A Street Address That Tells You Something
Shaw Street in Dovercourt Village is not where Toronto's most-reviewed restaurants tend to land. The strip runs through a dense, walkable residential neighbourhood west of Ossington, where the building stock is Victorian and the food options have historically leaned casual. When a room called Maison T occupies 1071 Shaw St, the address itself carries editorial weight: this is a restaurant that has chosen neighbourhood proximity over the visibility of King West or Yorkville, which places it in a specific and meaningful tier of Toronto dining.
That positioning matters because Toronto's premium dining scene has, over the past decade, polarised sharply. At one pole sit the destination counters and tasting-room operations that tourists and expense-account diners seek by name: Alo (Contemporary), Sushi Masaki Saito, and Aburi Hana all operate at the $$$$ ceiling and draw bookings from across the province. At the other pole, a quieter set of neighbourhood rooms has emerged where the ambition is equally serious but the register is different: less ceremony, more proximity to where people actually live.

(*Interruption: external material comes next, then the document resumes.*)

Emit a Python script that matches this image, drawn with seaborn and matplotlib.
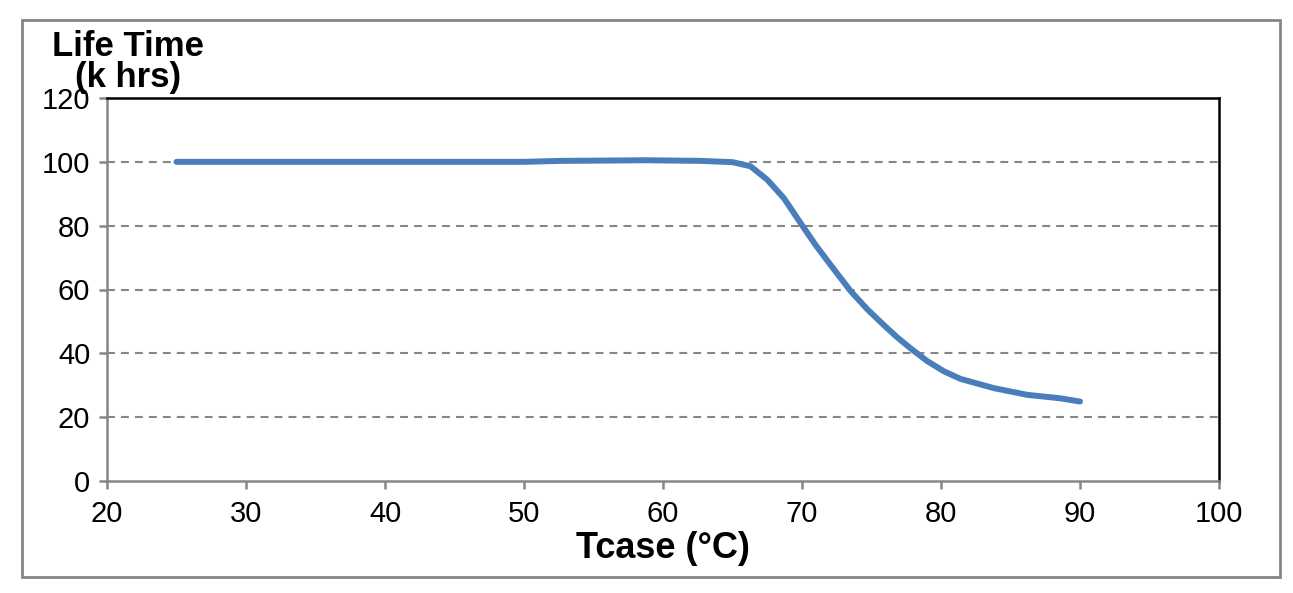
import pandas as pd
import matplotlib.pyplot as plt
import seaborn as sns
from matplotlib.patches import Rectangle

# values
tcase = [25, 30, 40, 50, 52.6, 56, 58.7, 62.7, 65.0, 66.3, 67.5, 68.7, 69.9, 71.0,
         72.3, 73.5, 74.7, 75.9, 76.8, 77.8, 79.0, 80.2, 81.4, 83.8, 86.2, 88.6, 90]
life_khrs = [100, 100, 100, 100, 100.3, 100.4, 100.5, 100.3, 99.9, 98.6, 94.4, 88.6, 80.8, 73.8,
             66.3, 59.5, 53.8, 48.8, 45.2, 41.6, 37.6, 34.4, 32.0, 29.1, 27.0, 25.9, 24.9]

x_ticks = [20, 30, 40, 50, 60, 70, 80, 90, 100]
y_ticks = [0, 20, 40, 60, 80, 100, 120]


def plot_life_time():
    df = pd.DataFrame({'Tcase': tcase, 'Life': life_khrs})

    sns.set_theme(style="white")
    plt.rcParams['font.family'] = ['Liberation Sans', 'DejaVu Sans']
    plt.rcParams['text.color'] = 'black'

    fig = plt.figure(figsize=(12.93, 5.93), dpi=100)
    ax = fig.add_axes([107 / 1293, 1 - 481 / 593, (1219 - 107) / 1293, (481 - 98) / 593])

    grey = '#868686'
    for y in y_ticks[1:-1]:
        ax.axhline(y, color=grey, lw=1.5, dashes=(3.8, 2.9), zorder=1)

    sns.lineplot(data=df, x='Tcase', y='Life', color='#4a7ebb', lw=4.3,
                 solid_capstyle='round', solid_joinstyle='round', ax=ax, zorder=3)

    ax.set_xlim(20, 100)
    ax.set_ylim(0, 120)
    ax.set_xticks(x_ticks)
    ax.set_yticks(y_ticks)
    ax.tick_params(axis='both', which='major', labelsize=21, colors=grey,
                   labelcolor='black', length=6, width=1.8, direction='out',
                   left=True, bottom=True, pad=8)
    ax.tick_params(axis='y', pad=6)

    for side in ['left', 'bottom']:
        ax.spines[side].set_color(grey)
        ax.spines[side].set_linewidth(1.8)
    for side in ['top', 'right']:
        ax.spines[side].set_color('black')
        ax.spines[side].set_linewidth(1.8)

    ax.set_xlabel('Tcase (°C)', fontsize=26, fontweight='bold', labelpad=2, color='black')
    ax.set_ylabel('')

    fig.text(128 / 1293, 1 - 46 / 593, 'Life Time', fontsize=25, fontweight='bold',
             ha='center', va='center', color='black')
    fig.text(128 / 1293, 1 - 78 / 593, '(k hrs)', fontsize=25, fontweight='bold',
             ha='center', va='center', color='black')

    # outer chart frame
    fig.patches.append(Rectangle((22 / 1293, 1 - 577 / 593), (1280 - 22) / 1293,
                                 (577 - 20) / 593, transform=fig.transFigure,
                                 fill=False, edgecolor=grey, lw=2))

    fig.savefig('out.png', dpi=100)


if __name__ == "__main__":
    plot_life_time()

The Progression Dining Frame
Canadian cities have developed a recognisable appetite for what might be called the progression meal: a sequence of courses that builds in intensity and complexity, where the early plates are lighter and more acidic and the later ones carry more weight. It is the same structural logic that governs kaiseki at Aburi Hana, the tasting menus at Alo, and, in a different regional register, the multi-course architecture at Tanière³ in Quebec City or AnnaLena in Vancouver.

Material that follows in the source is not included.